I was going to say I find something puzzling about the bond market, but I think I've figured it out. Last year ended with the market expecting 2 rate hikes from the Fed (0.25% each). And now the market expects about 6, an increase of 1%. If you look at BND performance YTD, it's -6.8%. Given BND with a 6.8 duration, that's the exact loss you'd expect from a 1% rate hike.
https://www.morningstar.com/etfs/xnas/bnd/performance
Maybe keep shorting bond funds, in a defined-risk way.
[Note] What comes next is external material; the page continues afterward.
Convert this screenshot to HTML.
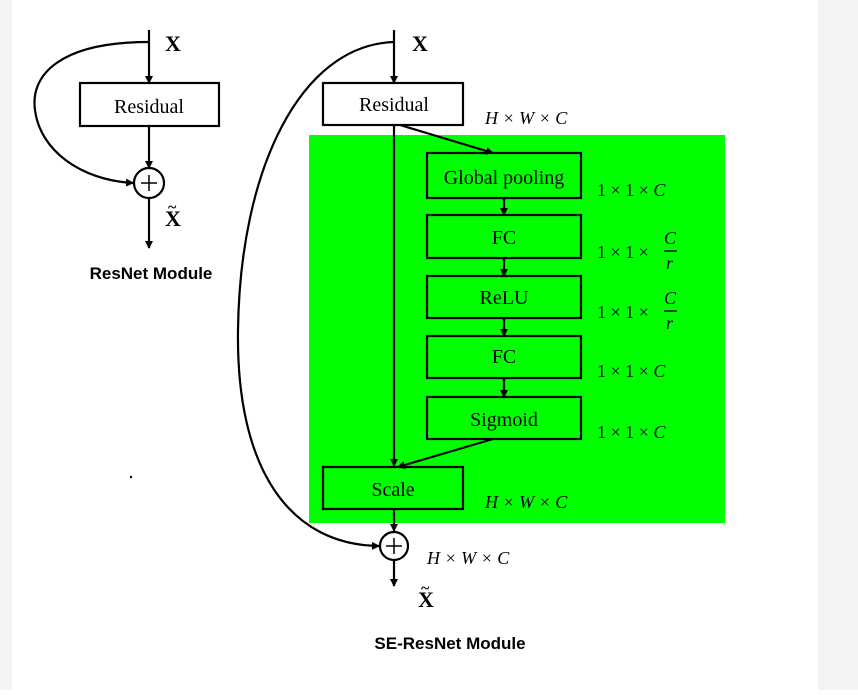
<!DOCTYPE html>
<html><head><style>
body{margin:0;background:#fff}
svg text{font-family:"Liberation Serif",serif}
svg text.s{font-family:"Liberation Sans",sans-serif}
</style></head><body>
<svg width="858" height="690" viewBox="0 0 858 690" xmlns="http://www.w3.org/2000/svg">
<defs><marker id="a" markerWidth="8" markerHeight="8" refX="7" refY="4" orient="auto" markerUnits="userSpaceOnUse"><path d="M0,0 L8,4 L0,8 z" fill="#000"/></marker></defs>
<rect x="0" y="0" width="12" height="690" fill="#f3f4f6"/>
<rect x="818" y="0" width="40" height="690" fill="#f3f4f6"/>
<rect x="309" y="135" width="416" height="388" fill="#00ff00"/>
<g stroke="#000" stroke-width="2.2" fill="none">
<line x1="149" y1="30" x2="149" y2="83" marker-end="url(#a)"/>
<rect x="80" y="83" width="139" height="43" fill="#fff"/>
<line x1="149" y1="126" x2="149" y2="168" marker-end="url(#a)"/>
<circle cx="149" cy="183" r="15" fill="#fff"/>
<line x1="149" y1="198" x2="149" y2="248" marker-end="url(#a)"/>
<path d="M149,42 C60,42 30,75 35,110 C40,150 80,180 133,183" marker-end="url(#a)"/>
<line x1="394" y1="30" x2="394" y2="83" marker-end="url(#a)"/>
<rect x="323" y="83" width="140" height="42" fill="#fff"/>
<line x1="394" y1="125" x2="394" y2="466" marker-end="url(#a)"/>
<line x1="400" y1="125" x2="493" y2="153" marker-end="url(#a)"/>
<rect x="427" y="153" width="154" height="45"/>
<rect x="427" y="215" width="154" height="43"/>
<rect x="427" y="276" width="154" height="42"/>
<rect x="427" y="336" width="154" height="42"/>
<rect x="427" y="397" width="154" height="42"/>
<line x1="504" y1="198" x2="504" y2="215" marker-end="url(#a)"/>
<line x1="504" y1="258" x2="504" y2="276" marker-end="url(#a)"/>
<line x1="504" y1="318" x2="504" y2="336" marker-end="url(#a)"/>
<line x1="504" y1="378" x2="504" y2="397" marker-end="url(#a)"/>
<line x1="493" y1="439" x2="398" y2="467" marker-end="url(#a)"/>
<rect x="323" y="467" width="140" height="42"/>
<line x1="394" y1="509" x2="394" y2="531" marker-end="url(#a)"/>
<circle cx="394" cy="546" r="14" fill="#fff"/>
<line x1="394" y1="560" x2="394" y2="586" marker-end="url(#a)"/>
<path d="M394,42 C300,45 240,170 238,330 C236,470 290,545 379,546" marker-end="url(#a)"/>
</g>
<g stroke="#000" stroke-width="1.5">
<line x1="141" y1="183" x2="157" y2="183"/><line x1="149" y1="175" x2="149" y2="191"/>
<line x1="386" y1="546" x2="402" y2="546"/><line x1="394" y1="538" x2="394" y2="554"/>
</g>
<g font-size="20" text-anchor="middle">
<text x="149" y="113">Residual</text>
<text x="394" y="111">Residual</text>
<text x="504" y="184">Global pooling</text>
<text x="504" y="244">FC</text>
<text x="504" y="304">ReLU</text>
<text x="504" y="363">FC</text>
<text x="504" y="426">Sigmoid</text>
<text x="393" y="496">Scale</text>
</g>
<g font-size="22" font-weight="bold">
<text x="165" y="51">X</text>
<text x="165" y="226">X</text><text x="168" y="212" font-size="16">~</text>
<text x="412" y="51">X</text>
<text x="418" y="607">X</text><text x="421" y="593" font-size="16">~</text>
</g>
<g font-size="18" font-style="italic">
<text x="485" y="124">H × W × C</text>
<text x="485" y="508">H × W × C</text>
<text x="427" y="564">H × W × C</text>
</g>
<g font-size="18">
<text x="597" y="196">1 × 1 × <tspan font-style="italic">C</tspan></text>
<text x="597" y="258">1 × 1 ×</text>
<text x="664" y="244" font-style="italic">C</text><line x1="664" y1="251" x2="677" y2="251" stroke="#000" stroke-width="1.5"/><text x="666" y="269" font-style="italic">r</text>
<text x="597" y="318">1 × 1 ×</text>
<text x="664" y="304" font-style="italic">C</text><line x1="664" y1="311" x2="677" y2="311" stroke="#000" stroke-width="1.5"/><text x="666" y="329" font-style="italic">r</text>
<text x="597" y="377">1 × 1 × <tspan font-style="italic">C</tspan></text>
<text x="597" y="438">1 × 1 × <tspan font-style="italic">C</tspan></text>
</g>
<g font-size="17" font-weight="bold" text-anchor="middle">
<text class="s" x="151" y="279">ResNet Module</text>
<text class="s" x="450" y="649">SE-ResNet Module</text>
</g>
<circle cx="131" cy="477" r="1.2" fill="#000"/>
</svg>
</body></html>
If the market expects only 1.5% in rate hikes this year, and NO rate hikes for the next 5.8 years, I'd suggest that is unreasonable.
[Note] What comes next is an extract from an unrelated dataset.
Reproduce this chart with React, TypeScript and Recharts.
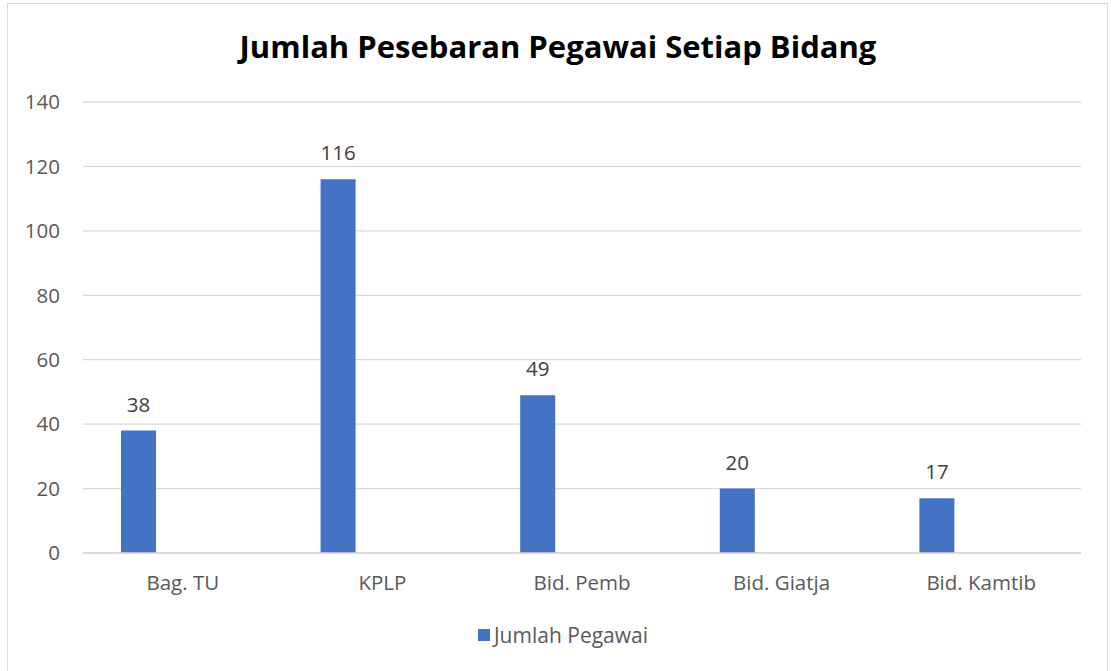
import { BarChart, Bar, XAxis, YAxis, CartesianGrid, Legend, LabelList } from "recharts";

const categories = ["Bag. TU", "KPLP", "Bid. Pemb", "Bid. Giatja", "Bid. Kamtib"];
const pegawai = [38, 116, 49, 20, 17];
const yTicks = [0, 20, 40, 60, 80, 100, 120, 140];

const data = categories.map((name, i) => ({ name, pegawai: pegawai[i], kosong: null }));

const FONT = "'Open Sans', 'Noto Sans', sans-serif";
const BLUE = "#4472C4";
const FS = 20.5;

const LegendBox = () => (
  <div style={{ display: "flex", justifyContent: "center", alignItems: "center", height: 24, paddingLeft: 22, fontFamily: FONT, fontSize: 21, color: "#595959" }}>
    <span style={{ width: 12, height: 12, background: BLUE, display: "inline-block", marginRight: 4 }} />
    <span>Jumlah Pegawai</span>
  </div>
);

export default function App() {
  return (
    <div style={{ position: "absolute", left: 0, top: 0, width: 1111, height: 671, background: "#fff", overflow: "hidden" }}>
      <div style={{ position: "absolute", left: 7, top: 3, width: 1101, height: 700, border: "1px solid #d9d9d9", boxSizing: "border-box" }} />
      <div style={{ position: "absolute", left: 0, top: 25, width: 1116, textAlign: "center", fontFamily: FONT, fontWeight: 700, fontSize: 31, color: "#000" }}>
        Jumlah Pesebaran Pegawai Setiap Bidang
      </div>
      <BarChart
        width={1111}
        height={671}
        data={data}
        margin={{ top: 102, right: 30, left: 23, bottom: 24 }}
        barSize={35}
        barGap={54}
        style={{ position: "absolute", left: 0, top: 0 }}
      >
        <CartesianGrid vertical={false} stroke="#d9d9d9" strokeWidth={1.3} />
        <XAxis
          dataKey="name"
          height={70}
          tickLine={false}
          axisLine={{ stroke: "#d9d9d9", strokeWidth: 1.3 }}
          tickMargin={16}
          tick={{ fontFamily: FONT, fontSize: FS, fill: "#595959" }}
        />
        <YAxis
          width={60}
          domain={[0, 140]}
          ticks={yTicks}
          interval={0}
          tickLine={false}
          axisLine={false}
          tickMargin={17}
          tick={{ fontFamily: FONT, fontSize: FS, fill: "#595959" }}
        />
        <Legend verticalAlign="bottom" height={24} content={() => <LegendBox />} />
        <Bar dataKey="pegawai" name="Jumlah Pegawai" fill={BLUE} isAnimationActive={false}>
          <LabelList dataKey="pegawai" position="top" offset={19} style={{ fontFamily: FONT, fontSize: FS, fill: "#404040" }} />
        </Bar>
        <Bar dataKey="kosong" legendType="none" fill="transparent" isAnimationActive={false} />
      </BarChart>
    </div>
  );
}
The only way such an expectation could be fulfilled would be if.... a major disinflationary financial crisis occurred like a housing crash, crypto crash, stock crash, banking crisis due to bond market losses... Oh snap, that's exactly what the bond market is telling us will happen.
Two months ago, I can believe 1.75% was the expected Fed funds rate at year end. Now the market expects 3.25% ... yet even long-term treasuries are yielding less than 3.25%. Markets don't generally predict a yield curve inversion, and right now consensus is for no recession (I disagree). So if there's no yield inversion, then longer duration treasuries need to have higher yield (by definition).
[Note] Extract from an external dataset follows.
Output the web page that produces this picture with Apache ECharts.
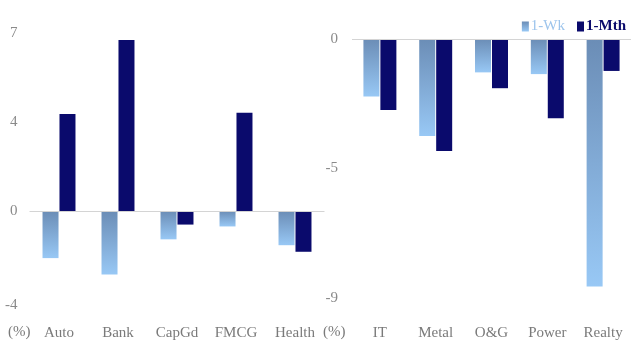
<!DOCTYPE html>
<html>
<head>
<meta charset="utf-8">
<script src="https://cdn.jsdelivr.net/npm/echarts@6/dist/echarts.min.js"></script>
<style>html,body{margin:0;padding:0;background:#fff}#c{width:631px;height:344px}</style>
</head>
<body>
<div id="c"></div>
<script>
// ---- data ----
var leftCategories = ['Auto', 'Bank', 'CapGd', 'FMCG', 'Health'];
var leftWk  = [-2.0, -2.7, -1.2, -0.65, -1.45];
var leftMth = [4.15, 7.3, -0.57, 4.2, -1.73];
var leftTickValues = [-4, 0, 3.8, 7.6];
var leftTickLabels = ['-4', '0', '4', '7'];

var rightCategories = ['IT', 'Metal', 'O&G', 'Power', 'Realty'];
var rightWk  = [-2.0, -3.37, -1.16, -1.22, -8.6];
var rightMth = [-2.47, -3.89, -1.71, -2.75, -1.11];
var rightTickValues = [0, -4.5, -9];
var rightTickLabels = ['0', '-5', '-9'];

var seriesNames = ['1-Wk', '1-Mth'];
var unitLabel = '(%)';

// ---- styles ----
var FONT = '"Liberation Serif", "DejaVu Serif", serif';
var wkColor = new echarts.graphic.LinearGradient(0, 0, 0, 1, [
  { offset: 0, color: '#6b8db6' },
  { offset: 1, color: '#98c8f5' }
]);
var mthColor = '#0a0a6c';
var zeroLine = {
  silent: true, symbol: 'none', label: { show: false },
  lineStyle: { color: '#d4d4d4', type: 'solid', width: 1 },
  data: [{ yAxis: 0 }]
};

function labelFrom(values, labels) {
  return function (v) {
    for (var i = 0; i < values.length; i++) {
      if (Math.abs(values[i] - v) < 1e-6) return labels[i];
    }
    return '';
  };
}

function yAxis(gridIndex, min, max, vals, labs, margin) {
  return {
    type: 'value', gridIndex: gridIndex, min: min, max: max,
    splitLine: { show: false }, axisLine: { show: false }, axisTick: { show: false },
    axisLabel: {
      customValues: vals, formatter: labelFrom(vals, labs),
      color: '#8a8a8a', fontFamily: FONT, fontSize: 15, margin: margin
    }
  };
}
function xAxis(gridIndex, cats, margin) {
  return {
    type: 'category', gridIndex: gridIndex, data: cats,
    axisLine: { show: false }, axisTick: { show: false }, splitLine: { show: false },
    axisLabel: { color: '#7a7a7a', fontFamily: FONT, fontSize: 15, margin: margin, interval: 0 }
  };
}
function bar(name, xi, data, color, withLine) {
  var s = {
    name: name, type: 'bar', xAxisIndex: xi, yAxisIndex: xi, data: data,
    barWidth: 16, barGap: '6%',
    itemStyle: { color: color }
  };
  if (withLine) s.markLine = zeroLine;
  return s;
}

var chart = echarts.init(document.getElementById('c'), null, { renderer: 'canvas' });
chart.setOption({
  animation: false,
  backgroundColor: '#ffffff',
  textStyle: { fontFamily: FONT },
  legend: {
    right: 0, top: 14, itemWidth: 7, itemHeight: 10, itemGap: 12,
    icon: 'rect',
    textStyle: { fontFamily: FONT, fontSize: 15, padding: [0, 0, 0, -3] },
    data: [
      { name: seriesNames[0], textStyle: { color: '#9cc4ec' } },
      { name: seriesNames[1], textStyle: { color: '#0a0a6c', fontWeight: 'bold' } }
    ]
  },
  grid: [
    { left: 29.5, width: 295, top: 33, height: 272 },
    { left: 352, width: 285, top: 39, height: 259 }
  ],
  xAxis: [xAxis(0, leftCategories, 21), xAxis(1, rightCategories, 28)],
  yAxis: [
    yAxis(0, leftTickValues[0], leftTickValues[leftTickValues.length - 1], leftTickValues, leftTickLabels, 12),
    yAxis(1, rightTickValues[2], rightTickValues[0], rightTickValues, rightTickLabels, 14)
  ],
  graphic: [
    { type: 'text', left: 8, top: 325, style: { text: unitLabel, fill: '#7a7a7a', font: '15px ' + FONT } },
    { type: 'text', left: 323, top: 325, style: { text: unitLabel, fill: '#7a7a7a', font: '15px ' + FONT } }
  ],
  series: [
    bar(seriesNames[0], 0, leftWk, wkColor, true),
    bar(seriesNames[1], 0, leftMth, mthColor, false),
    bar(seriesNames[0], 1, rightWk, wkColor, true),
    bar(seriesNames[1], 1, rightMth, mthColor, false)
  ]
});
</script>
</body>
</html>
So the Fed funds rate will go from 0.75% now to 3.25% in Dec 2022. The inconsistency is that US Treasuries yield 3% now, so they don't fit that expectation. I can short US treasuries and wait for their yields to rise from 3% to 4%, all while only expected events take place.
BTW, I didn't pick 3.25% myself - it's a figure I've heard repeated over and over on Bloomberg TV and CNBC. Nobody talks about 2023 December, only 2022 December. So I think the market is ignoring 2023 for now, and waiting for more information from the June & July FOMC meetings.
So while I do not recommend this to anyone else, I've got an inverse or short position in bonds. I believe in most scenarios that will be profitable. If inflation and the stock market collapse at the same moment, it's nearly certain that investment takes a big loss extremely quickly.